Ah, but hunters also provide some redeeming features for their acts, features not shared by the exploits of most serial killers. Hunters often donate the flesh of their animal victims to poor people to eat. Serial killers, by contrast, do not donate their victims' organs for transplantation. Hunters also say that the fees they must pay to hunt are used to support conservation. And best of all, they argue that hunting prevents animal populations such as the white deer from becoming too large, leading to starvation. Hunters also cite the fact that hunting is a tradition.

There are responses to each of these claims. First, one can help poor, hungry people without anyone having to aim a weapon at an animal. And if it is possible to do something charitable without killing anyone, then it becomes harder to justify an insistence on killing.

Second, if paying hunting fees supports worthwhile projects, then maybe we should all pay the fees and not kill anyone. We might think of our tax system as a method for collecting money to accomplish important objectives without the need to license any killing.

And what about the third redeeming act -- saving animals from overpopulation? Well, if that is a priority, then it is difficult to explain why so many hunters choose to aim their weapons at male deer victims rather than at does. If one wants to limit population through slaughter, one kills females, the members of the herd who provide a ceiling on possible offspring by their own number, not males, even a small number of whom can inseminate a large female herd. If one's goal were instead to collect an antler trophy or encourage the population growth of one's preferred killing targets, though, then shooting the males would actually make sense. And in any event, we would not countenance the murder of individuals to help stem overpopulation among humans, so why should we accept it when the victims are animals?

Fourth and finally, the fact that a particular form of violence is traditional is actually a reason to question it--because traditions have generally enjoyed a freedom from scrutiny--rather than a reason to think it is a beneficial or even innocuous activity. Some of the worst American practices, enslavement, racism, discrimination, xenophobia, female disenfranchisement, and lawful marital rape all endured for a very long time, despite being despicable, on account of their longstanding traditional nature.

Should we be surprised that the arguments that hunters and their allies make to support hunting do not survive careful scrutiny? The first "reasons" for hunting are in fact the real ones: people hunt because they like it. They use weapons to kill animals who want to live, who have families and others with whom they have bonded, who did nothing to harm or threaten the hunters, because hunters find it fun, exciting, and satisfying. The various allegedly redeeming features of the practice are there mainly to rationalize the practice after the fact. People can say, "I feel good about hunting, because I know poor people will be helped by my activity."
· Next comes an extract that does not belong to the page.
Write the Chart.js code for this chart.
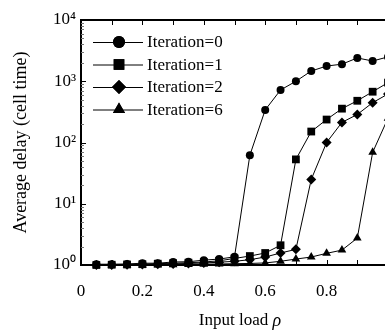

I have been reading a comprehensive book about the history of American racism, Stamped From the Beginning. I did not realize that the racist lies that our founding fathers told about African men and women emerged only after Europeans began kidnapping and selling them, not beforehand. That is, it was not white supremacist, racist beliefs that led people to engage in the African trade in enslaved persons. It was instead the desire to buy, sell, and own enslaved persons that led to the trade in enslaved persons. Once slavery was up and running, though, people felt the need to come up with arguments for why it was somehow okay to carry out the evil of slavery, so they did. They said, without evidence, that whites were superior. Nowadays, the racist lies persist but serve a different function; they provide many white people with an account of white success in this country that relies on white "merit" rather than on a society saturated in racism, racism that allowed an utterly unqualified white man to become President of the United States. And for whites who have not succeeded, racism allows them to feel wronged by successful African Americans like Barack Obama who supposedly took what was rightfully theirs.
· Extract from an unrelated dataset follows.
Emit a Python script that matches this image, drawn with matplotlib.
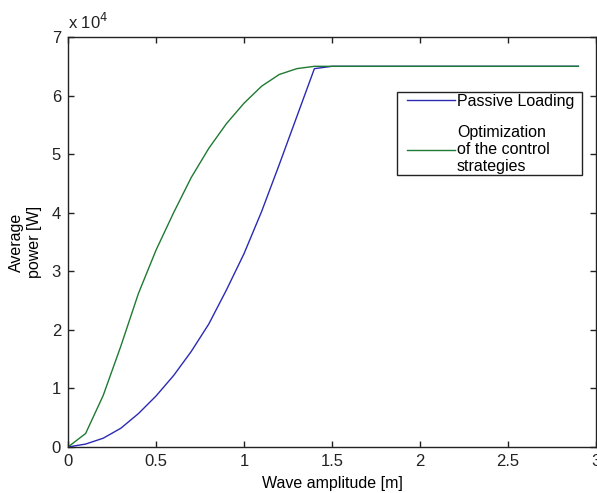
import numpy as np
import matplotlib.pyplot as plt
from matplotlib.patches import Rectangle
from matplotlib.ticker import FuncFormatter

plt.rcParams['font.family'] = ['Liberation Sans', 'DejaVu Sans']

# wave amplitude [m]
amplitude = [0.0, 0.1, 0.2, 0.3, 0.4, 0.5, 0.6, 0.7, 0.8, 0.9, 1.0, 1.1, 1.2, 1.3, 1.4,
             1.5, 1.6, 1.7, 1.8, 1.9, 2.0, 2.1, 2.2, 2.3, 2.4, 2.5, 2.6, 2.7, 2.8, 2.9]

# average power [W]
passive = [0, 500, 1500, 3200, 5700, 8700, 12200, 16300, 21000, 26800, 33000, 40200,
           48200, 56400, 64600, 65000, 65000, 65000, 65000, 65000, 65000, 65000, 65000,
           65000, 65000, 65000, 65000, 65000, 65000, 65000]
optimized = [0, 2300, 8800, 17200, 26200, 33600, 40000, 46000, 51000, 55200, 58700,
             61600, 63600, 64600, 65000, 65000, 65000, 65000, 65000, 65000, 65000, 65000,
             65000, 65000, 65000, 65000, 65000, 65000, 65000, 65000]

fig = plt.figure(figsize=(5.97, 4.93), dpi=100)
ax = fig.add_axes([0.1139, 0.0933, 0.8844, 0.8316])

ax.plot(amplitude, passive, color='#2a2ab4', lw=1.0, label='Passive Loading')
ax.plot(amplitude, optimized, color='#1e7a32', lw=1.0,
        label='Optimization\nof the control\nstrategies')

ax.set_xlim(0, 3)
ax.set_ylim(0, 70000)
ax.set_xticks(np.arange(0, 3.01, 0.5))
ax.set_xticklabels(['0', '0.5', '1', '1.5', '2', '2.5', '3'])
ax.set_yticks(np.arange(0, 70001, 10000))
ax.yaxis.set_major_formatter(FuncFormatter(lambda v, p: '%d' % round(v / 1e4)))
ax.tick_params(direction='in', length=4, width=1, top=True, right=True,
               labelsize=12, pad=5, colors='#222222')
for s in ax.spines.values():
    s.set_linewidth(1.0)
    s.set_color('#222222')

ax.text(0.0, 1.012, r'x 10$^4$', transform=ax.transAxes, fontsize=12,
        ha='left', va='bottom', color='#222222')

ax.set_xlabel('Wave amplitude [m]', fontsize=11.5, labelpad=5)
ax.set_ylabel('Average\npower [W]', fontsize=11.5, labelpad=7, linespacing=1.25)

# legend entries without a frame, box drawn separately
leg = ax.legend(loc='upper left', bbox_to_anchor=(0.642, 0.862), fontsize=11.5,
                frameon=False, handlelength=3.0, handletextpad=0.12,
                borderpad=0, labelspacing=1.0, borderaxespad=0)
for t in leg.get_texts():
    t.set_linespacing(1.2)
ax.add_patch(Rectangle((0.623, 0.663), 0.350, 0.203, transform=ax.transAxes,
                       facecolor='white', edgecolor='#222222', lw=1.0, zorder=4))
leg.set_zorder(5)

fig.savefig('out.png', dpi=100)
In some ways, then, I have been asking the wrong question about hunters. I have asked what explains hunters' willingness to carry out violence against gentle and harmless individual animals. I mistakenly thought that this question was similar to the one I posed about the woman whose dog died in the overhead bin on a United Airlines flight. But in that case, there was a riddle, because the woman almost certainly wanted to free her dog from the overhead bin. The riddle was why she failed to do what she wanted to do and what was the right thing to do. But hunters want to hunt, and that is why they do it. There is no need to search for other explanations. The rationales that people articulate are flimsy and unpersuasive, because they were never meant to persuade anyone who regarded the behavior as unnecessary violence and cruelty to animals. Like a fake i.d. used by high school students, rationalizations for hunting are held up by perpetrators and winked at by bystanders, neither of whom has any real desire to challenge what is going on. Like many such rationalizations, people come up with them only after making and carrying out the decision to commit an immoral act.

A discussion of hunting would be incomplete without a mention of animal consumption. Some people criticize hunting as cruel and/or violent while simultaneously consuming meat, dairy, and eggs. Hunters sense the hypocrisy here and say "at least I do it myself rather than paying for it and picking up the end result at the supermarket." The hypocrisy may play a role in inhibiting gun control advocates from saying, as they should, "I don't care if gun control might interfere with hunting; hunting is violent and immoral." Instead, such advocates say that they "respect" the hunter and that the gun control they propose would not negatively affect him. Why does federal law have to take hunting into account? Is it because of a specious and unconvincing interpretation of the Second Amendment that a 5-4 split Court produced in District of Columbia v. Heller? Maybe, but given that citizens and politicians alike regularly propose unconstitutional measures without worrying about the courts, I think it may be something else.

It may be a desire to avoid the appearance of hypocrisy. When someone eats meat, dairy, or eggs, or  wears leather, they do pay for someone to commit violence and cruelty against animals. There are no "humane" animal products. And hunters are right to point this out, although most hunters in the U.S. are likely consuming animal products from the supermarket and slaughtering them in the woods. If you are moved by the argument that hunting is wrongful violence, then allow yourself to say so. You may discover that you are not alone, as only about six percent of the country hunted in the last year. And once you give voice to that sentiment, remember the approximately one million land animals slaughtered every hour in this country for food products. Remember too the even greater number of fishes, who also bond with one another and have feelings and thoughts, who die for people's tables. And remember that you can opt out of both slaughterhouse and hunter violence against animals, by going vegan, starting today.